* Task goal
Reproduce each line exactly.

[Start Dataset excerpt]

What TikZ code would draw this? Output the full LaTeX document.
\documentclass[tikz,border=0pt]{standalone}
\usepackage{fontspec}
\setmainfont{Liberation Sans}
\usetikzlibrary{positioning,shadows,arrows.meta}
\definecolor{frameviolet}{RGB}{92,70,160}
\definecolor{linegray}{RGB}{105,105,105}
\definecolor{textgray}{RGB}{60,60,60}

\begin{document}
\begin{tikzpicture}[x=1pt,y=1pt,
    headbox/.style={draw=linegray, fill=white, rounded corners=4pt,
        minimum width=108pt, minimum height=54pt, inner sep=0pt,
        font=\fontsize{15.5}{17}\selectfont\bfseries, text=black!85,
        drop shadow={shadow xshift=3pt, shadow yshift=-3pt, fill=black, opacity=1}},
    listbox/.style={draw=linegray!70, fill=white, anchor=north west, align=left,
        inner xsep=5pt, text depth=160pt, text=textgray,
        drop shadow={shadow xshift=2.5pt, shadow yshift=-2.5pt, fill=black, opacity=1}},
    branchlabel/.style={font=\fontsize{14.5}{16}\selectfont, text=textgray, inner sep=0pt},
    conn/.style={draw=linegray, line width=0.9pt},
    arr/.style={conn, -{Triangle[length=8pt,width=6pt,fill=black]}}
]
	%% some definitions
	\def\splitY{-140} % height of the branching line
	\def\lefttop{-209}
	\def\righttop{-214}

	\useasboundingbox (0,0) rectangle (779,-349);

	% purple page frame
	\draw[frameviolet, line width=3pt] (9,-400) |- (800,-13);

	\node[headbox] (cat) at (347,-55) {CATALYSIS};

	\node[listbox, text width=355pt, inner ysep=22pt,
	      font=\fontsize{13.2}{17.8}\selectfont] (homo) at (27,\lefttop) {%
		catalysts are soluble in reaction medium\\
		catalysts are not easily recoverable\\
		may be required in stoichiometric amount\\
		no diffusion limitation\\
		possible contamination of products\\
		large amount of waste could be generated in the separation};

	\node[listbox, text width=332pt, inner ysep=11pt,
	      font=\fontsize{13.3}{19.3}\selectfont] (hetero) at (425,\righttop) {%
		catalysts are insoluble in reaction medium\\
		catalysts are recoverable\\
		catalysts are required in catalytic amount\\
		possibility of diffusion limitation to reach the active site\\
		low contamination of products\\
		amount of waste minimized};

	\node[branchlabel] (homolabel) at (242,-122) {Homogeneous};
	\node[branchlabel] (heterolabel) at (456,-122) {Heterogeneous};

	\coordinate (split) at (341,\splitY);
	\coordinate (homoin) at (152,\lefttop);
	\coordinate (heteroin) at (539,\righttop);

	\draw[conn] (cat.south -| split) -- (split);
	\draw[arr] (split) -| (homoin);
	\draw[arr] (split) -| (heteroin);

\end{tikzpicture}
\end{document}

[End Dataset excerpt]

* The solution
What TikZ code would draw this? Output the full LaTeX document.
\documentclass[tikz,border=0pt]{standalone}
\usepackage{fontspec}
\setmainfont{Liberation Sans}
\usetikzlibrary{positioning,shadows,arrows.meta}
\definecolor{frameviolet}{RGB}{92,70,160}
\definecolor{linegray}{RGB}{105,105,105}
\definecolor{textgray}{RGB}{60,60,60}

\begin{document}
\begin{tikzpicture}[x=1pt,y=1pt,
    headbox/.style={draw=linegray, fill=white, rounded corners=4pt,
        minimum width=108pt, minimum height=54pt, inner sep=0pt,
        font=\fontsize{15.5}{17}\selectfont\bfseries, text=black!85,
        drop shadow={shadow xshift=3pt, shadow yshift=-3pt, fill=black, opacity=1}},
    listbox/.style={draw=linegray!70, fill=white, anchor=north west, align=left,
        inner xsep=5pt, text depth=160pt, text=textgray,
        drop shadow={shadow xshift=2.5pt, shadow yshift=-2.5pt, fill=black, opacity=1}},
    branchlabel/.style={font=\fontsize{14.5}{16}\selectfont, text=textgray, inner sep=0pt},
    conn/.style={draw=linegray, line width=0.9pt},
    arr/.style={conn, -{Triangle[length=8pt,width=6pt,fill=black]}}
]
	%% some definitions
	\def\splitY{-140} % height of the branching line
	\def\lefttop{-209}
	\def\righttop{-214}

	\useasboundingbox (0,0) rectangle (779,-349);

	% purple page frame
	\draw[frameviolet, line width=3pt] (9,-400) |- (800,-13);

	\node[headbox] (cat) at (347,-55) {CATALYSIS};

	\node[listbox, text width=355pt, inner ysep=22pt,
	      font=\fontsize{13.2}{17.8}\selectfont] (homo) at (27,\lefttop) {%
		catalysts are soluble in reaction medium\\
		catalysts are not easily recoverable\\
		may be required in stoichiometric amount\\
		no diffusion limitation\\
		possible contamination of products\\
		large amount of waste could be generated in the separation};

	\node[listbox, text width=332pt, inner ysep=11pt,
	      font=\fontsize{13.3}{19.3}\selectfont] (hetero) at (425,\righttop) {%
		catalysts are insoluble in reaction medium\\
		catalysts are recoverable\\
		catalysts are required in catalytic amount\\
		possibility of diffusion limitation to reach the active site\\
		low contamination of products\\
		amount of waste minimized};

	\node[branchlabel] (homolabel) at (242,-122) {Homogeneous};
	\node[branchlabel] (heterolabel) at (456,-122) {Heterogeneous};

	\coordinate (split) at (341,\splitY);
	\coordinate (homoin) at (152,\lefttop);
	\coordinate (heteroin) at (539,\righttop);

	\draw[conn] (cat.south -| split) -- (split);
	\draw[arr] (split) -| (homoin);
	\draw[arr] (split) -| (heteroin);

\end{tikzpicture}
\end{document}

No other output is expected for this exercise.